Le llevarán gloria y honor
Si desde el principio del libro del Génesis, hombres de fe sintieron la necesidad de ofrecer sacrificios y holocaustos a Dios; si durante la época de la ley, el sacerdocio constituía el servicio que Dios esperaba de su pueblo (Éxodo 19:6), y si en la época actual, el Señor ha hecho de los suyos “reyes y sacerdotes (o adoradores) para Dios, su Padre” (Apocalipsis 1:6), ¿terminará este servicio el día de su venida? Ciertamente que no. Cuando seamos introducidos en la casa del Padre, todos los anhelos del nuevo hombre estarán plenamente satisfechos. No tendremos ya nada que pedir, pero nuestras bocas estarán abiertas para expresar una alabanza perfecta, celestial y eterna.

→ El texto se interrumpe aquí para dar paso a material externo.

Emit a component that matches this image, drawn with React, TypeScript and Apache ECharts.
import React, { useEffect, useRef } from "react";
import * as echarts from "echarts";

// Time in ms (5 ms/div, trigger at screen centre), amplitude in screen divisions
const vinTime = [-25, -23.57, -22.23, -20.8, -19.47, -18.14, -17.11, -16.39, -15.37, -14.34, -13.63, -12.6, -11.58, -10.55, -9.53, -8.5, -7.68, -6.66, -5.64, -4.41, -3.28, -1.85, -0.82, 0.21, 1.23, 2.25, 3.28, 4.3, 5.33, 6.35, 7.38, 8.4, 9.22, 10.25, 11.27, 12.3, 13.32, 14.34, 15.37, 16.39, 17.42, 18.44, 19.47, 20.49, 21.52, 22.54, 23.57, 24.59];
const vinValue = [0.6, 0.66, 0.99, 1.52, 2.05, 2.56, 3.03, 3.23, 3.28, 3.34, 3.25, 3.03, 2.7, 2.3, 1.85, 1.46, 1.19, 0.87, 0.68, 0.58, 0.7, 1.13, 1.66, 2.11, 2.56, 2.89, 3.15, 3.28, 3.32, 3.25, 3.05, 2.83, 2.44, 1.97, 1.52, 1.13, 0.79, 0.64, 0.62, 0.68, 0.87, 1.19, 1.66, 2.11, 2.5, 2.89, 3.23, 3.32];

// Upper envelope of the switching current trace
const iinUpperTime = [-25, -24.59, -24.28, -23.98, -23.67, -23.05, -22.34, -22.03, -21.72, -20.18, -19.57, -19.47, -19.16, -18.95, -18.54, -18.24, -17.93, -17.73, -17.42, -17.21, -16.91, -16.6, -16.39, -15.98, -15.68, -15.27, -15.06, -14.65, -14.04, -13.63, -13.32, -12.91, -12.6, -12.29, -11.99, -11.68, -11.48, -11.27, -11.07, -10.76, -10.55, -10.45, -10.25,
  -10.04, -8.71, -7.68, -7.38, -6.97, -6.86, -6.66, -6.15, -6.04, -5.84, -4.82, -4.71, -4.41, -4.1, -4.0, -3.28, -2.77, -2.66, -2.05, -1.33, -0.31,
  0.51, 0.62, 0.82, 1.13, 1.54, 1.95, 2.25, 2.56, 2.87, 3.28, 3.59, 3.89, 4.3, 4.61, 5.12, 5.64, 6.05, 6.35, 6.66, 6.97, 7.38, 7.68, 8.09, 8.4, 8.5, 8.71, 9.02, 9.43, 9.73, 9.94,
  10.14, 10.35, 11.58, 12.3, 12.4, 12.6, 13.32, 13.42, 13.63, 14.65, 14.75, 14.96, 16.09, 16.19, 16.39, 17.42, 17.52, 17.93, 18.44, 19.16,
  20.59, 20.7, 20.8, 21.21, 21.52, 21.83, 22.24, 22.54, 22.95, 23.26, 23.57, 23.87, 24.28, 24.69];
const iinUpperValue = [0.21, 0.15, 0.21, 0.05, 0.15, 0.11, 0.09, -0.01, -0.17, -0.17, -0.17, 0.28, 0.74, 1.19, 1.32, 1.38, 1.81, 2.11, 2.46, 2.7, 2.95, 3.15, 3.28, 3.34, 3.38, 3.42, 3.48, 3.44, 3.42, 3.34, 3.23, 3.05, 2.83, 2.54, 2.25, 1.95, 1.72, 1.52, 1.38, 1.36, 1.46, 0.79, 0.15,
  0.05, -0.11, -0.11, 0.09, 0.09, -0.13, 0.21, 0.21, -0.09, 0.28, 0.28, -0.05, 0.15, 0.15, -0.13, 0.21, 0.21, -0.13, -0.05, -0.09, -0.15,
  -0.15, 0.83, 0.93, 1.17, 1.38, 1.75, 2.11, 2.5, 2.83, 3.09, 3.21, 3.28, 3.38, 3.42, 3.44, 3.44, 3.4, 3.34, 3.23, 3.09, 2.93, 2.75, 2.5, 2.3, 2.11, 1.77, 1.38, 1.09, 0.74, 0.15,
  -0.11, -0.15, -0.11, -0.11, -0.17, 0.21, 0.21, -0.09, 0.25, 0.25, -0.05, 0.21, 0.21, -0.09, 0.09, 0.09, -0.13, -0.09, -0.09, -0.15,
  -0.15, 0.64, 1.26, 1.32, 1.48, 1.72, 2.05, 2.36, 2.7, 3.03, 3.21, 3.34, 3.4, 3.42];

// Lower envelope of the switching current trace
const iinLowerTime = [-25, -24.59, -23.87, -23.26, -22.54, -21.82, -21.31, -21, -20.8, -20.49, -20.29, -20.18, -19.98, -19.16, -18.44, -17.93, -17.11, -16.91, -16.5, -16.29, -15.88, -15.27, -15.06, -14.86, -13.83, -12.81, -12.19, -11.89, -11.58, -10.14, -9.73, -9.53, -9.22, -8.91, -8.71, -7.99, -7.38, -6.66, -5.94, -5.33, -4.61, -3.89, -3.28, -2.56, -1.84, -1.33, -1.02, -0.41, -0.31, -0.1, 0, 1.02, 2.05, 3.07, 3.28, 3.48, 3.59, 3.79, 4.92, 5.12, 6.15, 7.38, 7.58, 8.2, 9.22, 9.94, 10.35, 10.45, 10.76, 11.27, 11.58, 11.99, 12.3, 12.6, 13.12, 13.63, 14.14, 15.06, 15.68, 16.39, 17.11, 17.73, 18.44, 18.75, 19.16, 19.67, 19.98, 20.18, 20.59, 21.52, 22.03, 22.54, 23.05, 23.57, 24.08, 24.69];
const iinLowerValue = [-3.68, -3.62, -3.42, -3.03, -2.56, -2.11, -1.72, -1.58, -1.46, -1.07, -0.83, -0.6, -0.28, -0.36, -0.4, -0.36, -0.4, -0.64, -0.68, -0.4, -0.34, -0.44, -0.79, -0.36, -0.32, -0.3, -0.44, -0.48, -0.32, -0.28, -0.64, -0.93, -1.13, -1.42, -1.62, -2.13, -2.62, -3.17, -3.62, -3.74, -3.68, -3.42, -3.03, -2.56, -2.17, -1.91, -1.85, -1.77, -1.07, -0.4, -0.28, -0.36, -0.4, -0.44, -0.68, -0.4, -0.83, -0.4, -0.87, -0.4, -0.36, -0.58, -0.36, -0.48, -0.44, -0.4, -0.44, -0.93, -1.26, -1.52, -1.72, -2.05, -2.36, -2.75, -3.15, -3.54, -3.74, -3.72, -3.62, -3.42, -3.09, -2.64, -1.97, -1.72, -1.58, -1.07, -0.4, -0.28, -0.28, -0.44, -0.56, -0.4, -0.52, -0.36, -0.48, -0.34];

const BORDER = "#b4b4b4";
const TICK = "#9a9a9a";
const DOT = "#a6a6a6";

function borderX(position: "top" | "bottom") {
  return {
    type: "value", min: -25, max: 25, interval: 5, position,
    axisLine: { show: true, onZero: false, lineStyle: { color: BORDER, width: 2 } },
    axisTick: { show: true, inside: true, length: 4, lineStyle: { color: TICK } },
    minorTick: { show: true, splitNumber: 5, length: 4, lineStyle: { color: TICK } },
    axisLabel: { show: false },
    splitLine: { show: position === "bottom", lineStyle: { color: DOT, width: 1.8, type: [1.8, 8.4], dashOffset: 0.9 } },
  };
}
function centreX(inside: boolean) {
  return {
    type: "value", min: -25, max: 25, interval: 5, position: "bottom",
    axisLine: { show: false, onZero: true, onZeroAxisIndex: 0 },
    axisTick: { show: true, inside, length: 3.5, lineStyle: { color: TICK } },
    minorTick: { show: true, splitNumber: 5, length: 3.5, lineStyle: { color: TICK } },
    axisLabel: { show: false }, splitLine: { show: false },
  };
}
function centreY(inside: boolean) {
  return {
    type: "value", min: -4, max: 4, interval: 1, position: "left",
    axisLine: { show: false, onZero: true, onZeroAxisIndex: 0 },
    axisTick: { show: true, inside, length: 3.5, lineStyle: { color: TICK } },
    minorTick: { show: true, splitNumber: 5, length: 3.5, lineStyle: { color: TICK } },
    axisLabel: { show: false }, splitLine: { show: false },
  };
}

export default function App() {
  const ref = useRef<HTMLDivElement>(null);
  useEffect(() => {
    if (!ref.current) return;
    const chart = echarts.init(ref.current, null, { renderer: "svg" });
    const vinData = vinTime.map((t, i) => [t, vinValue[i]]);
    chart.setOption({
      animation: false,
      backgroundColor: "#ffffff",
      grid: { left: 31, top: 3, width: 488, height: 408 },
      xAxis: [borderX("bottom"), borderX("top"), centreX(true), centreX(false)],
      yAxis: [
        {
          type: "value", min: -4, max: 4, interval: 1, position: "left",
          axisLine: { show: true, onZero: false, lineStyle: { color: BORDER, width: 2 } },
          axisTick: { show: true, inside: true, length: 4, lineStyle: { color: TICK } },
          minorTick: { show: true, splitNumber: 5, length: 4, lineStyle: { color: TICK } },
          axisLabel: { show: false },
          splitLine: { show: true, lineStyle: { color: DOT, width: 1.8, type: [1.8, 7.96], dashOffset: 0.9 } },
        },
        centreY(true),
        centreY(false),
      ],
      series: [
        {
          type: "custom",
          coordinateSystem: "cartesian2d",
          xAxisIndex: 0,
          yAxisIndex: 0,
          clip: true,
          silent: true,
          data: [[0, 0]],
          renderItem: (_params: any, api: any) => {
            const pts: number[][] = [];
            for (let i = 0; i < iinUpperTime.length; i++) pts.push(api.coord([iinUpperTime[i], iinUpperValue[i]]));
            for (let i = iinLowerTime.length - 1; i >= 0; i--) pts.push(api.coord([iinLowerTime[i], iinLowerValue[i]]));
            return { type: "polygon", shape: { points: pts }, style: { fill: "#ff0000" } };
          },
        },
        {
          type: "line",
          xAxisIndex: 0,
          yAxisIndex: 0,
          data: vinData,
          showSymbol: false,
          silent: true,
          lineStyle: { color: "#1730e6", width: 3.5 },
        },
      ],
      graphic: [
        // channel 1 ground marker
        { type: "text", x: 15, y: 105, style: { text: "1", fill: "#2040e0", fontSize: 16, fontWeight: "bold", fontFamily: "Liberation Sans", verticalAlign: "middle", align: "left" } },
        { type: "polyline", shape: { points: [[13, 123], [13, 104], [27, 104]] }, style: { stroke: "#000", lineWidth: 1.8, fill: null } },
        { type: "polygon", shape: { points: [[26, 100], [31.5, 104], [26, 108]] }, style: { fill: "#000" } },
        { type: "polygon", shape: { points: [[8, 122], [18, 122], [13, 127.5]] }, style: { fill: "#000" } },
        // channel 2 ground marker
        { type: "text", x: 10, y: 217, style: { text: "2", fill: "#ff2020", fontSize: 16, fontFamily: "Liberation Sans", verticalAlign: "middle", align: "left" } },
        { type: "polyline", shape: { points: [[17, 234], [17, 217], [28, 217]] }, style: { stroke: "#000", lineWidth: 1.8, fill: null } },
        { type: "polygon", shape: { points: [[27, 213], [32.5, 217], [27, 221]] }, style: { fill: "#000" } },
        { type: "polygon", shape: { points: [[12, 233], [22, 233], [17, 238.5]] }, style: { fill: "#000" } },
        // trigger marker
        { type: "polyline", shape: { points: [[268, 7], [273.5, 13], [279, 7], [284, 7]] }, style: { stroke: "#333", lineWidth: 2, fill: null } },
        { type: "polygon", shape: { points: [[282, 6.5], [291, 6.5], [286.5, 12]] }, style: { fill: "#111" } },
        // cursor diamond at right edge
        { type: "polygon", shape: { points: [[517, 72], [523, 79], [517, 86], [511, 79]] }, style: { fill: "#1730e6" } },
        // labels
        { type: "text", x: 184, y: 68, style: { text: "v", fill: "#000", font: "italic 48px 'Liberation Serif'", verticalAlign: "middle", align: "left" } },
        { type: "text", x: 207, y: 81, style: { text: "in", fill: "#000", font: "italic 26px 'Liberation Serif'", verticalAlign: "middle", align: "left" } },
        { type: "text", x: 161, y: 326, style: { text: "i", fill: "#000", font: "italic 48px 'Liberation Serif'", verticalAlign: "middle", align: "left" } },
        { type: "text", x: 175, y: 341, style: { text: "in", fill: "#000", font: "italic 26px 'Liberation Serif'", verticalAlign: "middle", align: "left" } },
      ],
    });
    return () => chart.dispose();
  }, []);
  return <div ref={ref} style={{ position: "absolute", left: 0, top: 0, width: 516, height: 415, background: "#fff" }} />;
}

Durante el reino milenario, las naciones de la tierra le “llevarán la gloria y la honra” (Apocalipsis 21:26), mientras, en la casa del Padre, la alabanza constituirá la actividad de los creyentes glorificados.

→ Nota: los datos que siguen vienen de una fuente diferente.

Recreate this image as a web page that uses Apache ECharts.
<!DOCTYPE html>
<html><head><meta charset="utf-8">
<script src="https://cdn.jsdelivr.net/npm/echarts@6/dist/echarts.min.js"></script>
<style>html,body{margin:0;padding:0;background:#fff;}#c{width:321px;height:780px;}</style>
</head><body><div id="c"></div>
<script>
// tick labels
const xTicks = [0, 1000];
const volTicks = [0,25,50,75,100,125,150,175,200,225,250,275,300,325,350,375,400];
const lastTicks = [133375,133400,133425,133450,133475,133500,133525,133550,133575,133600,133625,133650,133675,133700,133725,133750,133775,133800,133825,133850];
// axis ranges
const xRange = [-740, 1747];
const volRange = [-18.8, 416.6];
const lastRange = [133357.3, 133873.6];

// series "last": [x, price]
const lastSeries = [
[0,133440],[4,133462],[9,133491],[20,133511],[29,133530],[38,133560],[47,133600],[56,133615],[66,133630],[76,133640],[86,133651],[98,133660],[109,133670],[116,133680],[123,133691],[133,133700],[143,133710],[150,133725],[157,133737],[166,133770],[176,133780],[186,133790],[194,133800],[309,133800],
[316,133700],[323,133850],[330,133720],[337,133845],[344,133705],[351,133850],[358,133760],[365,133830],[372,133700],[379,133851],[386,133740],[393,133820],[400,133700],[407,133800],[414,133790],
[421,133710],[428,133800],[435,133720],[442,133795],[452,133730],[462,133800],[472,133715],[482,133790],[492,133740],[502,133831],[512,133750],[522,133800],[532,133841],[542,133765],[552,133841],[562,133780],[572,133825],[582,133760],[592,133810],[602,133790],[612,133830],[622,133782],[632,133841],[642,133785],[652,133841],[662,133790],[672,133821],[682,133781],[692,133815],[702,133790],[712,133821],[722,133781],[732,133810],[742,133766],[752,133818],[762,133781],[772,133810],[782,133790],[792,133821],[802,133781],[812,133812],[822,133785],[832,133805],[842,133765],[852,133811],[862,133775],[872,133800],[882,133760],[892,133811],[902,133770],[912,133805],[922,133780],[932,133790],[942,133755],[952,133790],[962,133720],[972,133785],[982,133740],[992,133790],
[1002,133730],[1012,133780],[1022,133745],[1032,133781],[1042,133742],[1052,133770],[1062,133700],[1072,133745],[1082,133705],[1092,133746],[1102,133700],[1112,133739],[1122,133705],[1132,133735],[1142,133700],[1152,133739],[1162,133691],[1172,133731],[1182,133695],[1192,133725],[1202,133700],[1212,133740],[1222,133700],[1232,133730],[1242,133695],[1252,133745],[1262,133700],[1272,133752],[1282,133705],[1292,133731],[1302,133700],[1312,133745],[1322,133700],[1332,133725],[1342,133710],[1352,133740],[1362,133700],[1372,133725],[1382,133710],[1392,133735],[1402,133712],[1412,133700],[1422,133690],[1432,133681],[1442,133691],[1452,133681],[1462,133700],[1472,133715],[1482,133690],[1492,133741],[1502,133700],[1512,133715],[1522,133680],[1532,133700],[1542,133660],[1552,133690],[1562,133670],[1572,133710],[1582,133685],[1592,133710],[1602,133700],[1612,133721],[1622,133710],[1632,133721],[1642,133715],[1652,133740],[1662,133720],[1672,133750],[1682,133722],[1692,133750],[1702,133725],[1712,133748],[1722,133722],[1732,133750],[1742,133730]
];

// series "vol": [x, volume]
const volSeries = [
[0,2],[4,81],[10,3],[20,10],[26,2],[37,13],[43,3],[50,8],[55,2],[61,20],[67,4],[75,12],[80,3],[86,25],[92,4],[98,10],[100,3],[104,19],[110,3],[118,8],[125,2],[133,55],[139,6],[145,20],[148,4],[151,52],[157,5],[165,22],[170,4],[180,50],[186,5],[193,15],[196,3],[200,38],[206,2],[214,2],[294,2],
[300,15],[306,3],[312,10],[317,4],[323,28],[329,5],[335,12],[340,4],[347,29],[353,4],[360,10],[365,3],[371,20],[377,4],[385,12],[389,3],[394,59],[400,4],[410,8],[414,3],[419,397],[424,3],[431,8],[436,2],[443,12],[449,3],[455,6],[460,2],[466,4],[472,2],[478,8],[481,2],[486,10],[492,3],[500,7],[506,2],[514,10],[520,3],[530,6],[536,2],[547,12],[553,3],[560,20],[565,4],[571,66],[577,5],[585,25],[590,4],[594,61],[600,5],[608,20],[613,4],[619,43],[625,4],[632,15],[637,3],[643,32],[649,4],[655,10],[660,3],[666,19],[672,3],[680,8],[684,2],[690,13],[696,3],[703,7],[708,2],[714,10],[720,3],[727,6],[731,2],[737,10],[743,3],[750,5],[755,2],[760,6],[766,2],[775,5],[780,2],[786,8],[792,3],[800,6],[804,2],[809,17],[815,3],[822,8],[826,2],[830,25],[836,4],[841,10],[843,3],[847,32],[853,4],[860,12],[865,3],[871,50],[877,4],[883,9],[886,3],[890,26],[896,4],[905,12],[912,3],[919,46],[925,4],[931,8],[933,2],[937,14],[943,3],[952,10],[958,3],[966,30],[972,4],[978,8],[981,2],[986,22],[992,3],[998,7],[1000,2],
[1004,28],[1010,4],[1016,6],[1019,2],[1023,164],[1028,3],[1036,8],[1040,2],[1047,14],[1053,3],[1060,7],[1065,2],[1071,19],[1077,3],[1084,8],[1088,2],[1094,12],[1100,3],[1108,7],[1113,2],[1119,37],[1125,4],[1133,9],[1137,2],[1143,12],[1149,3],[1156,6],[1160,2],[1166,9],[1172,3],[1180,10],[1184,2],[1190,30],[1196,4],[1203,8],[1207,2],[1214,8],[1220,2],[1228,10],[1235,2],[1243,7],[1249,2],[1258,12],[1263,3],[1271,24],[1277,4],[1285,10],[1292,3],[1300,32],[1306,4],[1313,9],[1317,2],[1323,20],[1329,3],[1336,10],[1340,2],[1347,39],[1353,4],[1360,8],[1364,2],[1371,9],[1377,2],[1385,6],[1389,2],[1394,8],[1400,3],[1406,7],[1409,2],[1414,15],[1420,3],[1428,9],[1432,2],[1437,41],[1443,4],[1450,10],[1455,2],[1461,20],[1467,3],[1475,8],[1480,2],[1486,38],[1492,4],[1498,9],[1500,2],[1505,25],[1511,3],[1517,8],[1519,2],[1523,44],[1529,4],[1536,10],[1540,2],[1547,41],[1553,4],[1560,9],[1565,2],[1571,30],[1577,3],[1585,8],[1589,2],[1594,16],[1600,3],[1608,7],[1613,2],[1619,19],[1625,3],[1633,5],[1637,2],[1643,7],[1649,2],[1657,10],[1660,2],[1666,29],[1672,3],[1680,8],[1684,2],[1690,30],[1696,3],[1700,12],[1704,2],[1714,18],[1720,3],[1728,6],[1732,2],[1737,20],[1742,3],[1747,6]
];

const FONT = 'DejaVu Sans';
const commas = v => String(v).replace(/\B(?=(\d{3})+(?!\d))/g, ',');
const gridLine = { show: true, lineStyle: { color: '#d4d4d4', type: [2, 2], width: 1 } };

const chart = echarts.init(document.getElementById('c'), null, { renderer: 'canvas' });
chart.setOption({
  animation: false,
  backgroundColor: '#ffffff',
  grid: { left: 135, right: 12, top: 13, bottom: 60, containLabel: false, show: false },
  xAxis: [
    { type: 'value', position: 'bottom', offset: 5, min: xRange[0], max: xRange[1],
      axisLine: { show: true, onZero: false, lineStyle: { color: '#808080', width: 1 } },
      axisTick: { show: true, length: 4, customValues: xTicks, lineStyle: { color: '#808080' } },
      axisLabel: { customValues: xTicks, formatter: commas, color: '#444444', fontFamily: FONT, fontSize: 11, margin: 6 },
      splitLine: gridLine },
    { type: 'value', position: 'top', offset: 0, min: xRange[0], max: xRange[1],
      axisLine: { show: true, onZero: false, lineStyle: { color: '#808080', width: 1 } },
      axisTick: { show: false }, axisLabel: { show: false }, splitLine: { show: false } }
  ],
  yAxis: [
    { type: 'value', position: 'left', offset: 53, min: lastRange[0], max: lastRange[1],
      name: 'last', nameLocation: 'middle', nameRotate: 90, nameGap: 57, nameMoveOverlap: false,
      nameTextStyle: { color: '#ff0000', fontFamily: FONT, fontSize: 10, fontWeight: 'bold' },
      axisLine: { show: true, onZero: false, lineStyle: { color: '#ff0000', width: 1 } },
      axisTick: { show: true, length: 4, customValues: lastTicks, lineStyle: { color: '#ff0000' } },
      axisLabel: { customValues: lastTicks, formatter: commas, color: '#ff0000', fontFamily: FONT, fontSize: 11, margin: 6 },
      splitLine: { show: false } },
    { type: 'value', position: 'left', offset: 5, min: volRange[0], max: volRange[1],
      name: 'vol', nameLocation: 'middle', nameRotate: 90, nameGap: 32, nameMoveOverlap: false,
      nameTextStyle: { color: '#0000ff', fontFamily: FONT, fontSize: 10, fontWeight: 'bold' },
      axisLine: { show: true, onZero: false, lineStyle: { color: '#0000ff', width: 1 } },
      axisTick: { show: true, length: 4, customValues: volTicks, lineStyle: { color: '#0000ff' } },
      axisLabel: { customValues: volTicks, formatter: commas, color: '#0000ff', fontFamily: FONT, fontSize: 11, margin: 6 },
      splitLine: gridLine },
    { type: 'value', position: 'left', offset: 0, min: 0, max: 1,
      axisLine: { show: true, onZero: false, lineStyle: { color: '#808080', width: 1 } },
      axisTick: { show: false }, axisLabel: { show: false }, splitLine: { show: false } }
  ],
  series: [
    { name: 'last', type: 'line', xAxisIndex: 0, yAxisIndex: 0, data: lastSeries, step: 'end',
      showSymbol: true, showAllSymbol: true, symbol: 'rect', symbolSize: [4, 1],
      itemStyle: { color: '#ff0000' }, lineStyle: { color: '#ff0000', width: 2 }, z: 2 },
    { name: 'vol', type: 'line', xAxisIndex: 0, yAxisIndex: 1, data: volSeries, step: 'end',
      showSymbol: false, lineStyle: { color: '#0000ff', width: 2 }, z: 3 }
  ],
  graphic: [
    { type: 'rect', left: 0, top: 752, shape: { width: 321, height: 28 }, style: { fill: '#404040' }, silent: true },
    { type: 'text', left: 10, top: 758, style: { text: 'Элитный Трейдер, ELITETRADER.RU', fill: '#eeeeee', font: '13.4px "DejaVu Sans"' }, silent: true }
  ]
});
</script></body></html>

La Palabra menciona diferentes categorías de adoradores celestiales. En Apocalipsis 5, los veinticuatro ancianos cantan un nuevo cántico. Proclamando la dignidad del Vencedor, se postran delante del Cordero que está en medio del trono. Alrededor de ellos los ángeles, quienes no cantan, celebran a gran voz al Cordero que fue inmolado. Luego, “todo lo creado que está en el cielo, y sobre la tierra, y debajo de la tierra, y en el mar, y… todas las cosas que en ellos hay” honran y dan gloria a Aquel que está sentado en el trono y al Cordero.
Así pues, traer alabanza, adoración ¡es el servicio por excelencia! Empieza en la tierra y seguirá en la eternidad. En ésta resonarán los acentos de un cántico siempre renovado.
Que al esperar este día, nuestros corazones, llenos del amor de Cristo, estén dispuestos a ofrecer, “siempre a Dios, por medio de él, sacrificio de alabanza, es decir, fruto de labios que confiesan su nombre” (Hebreos 13:15).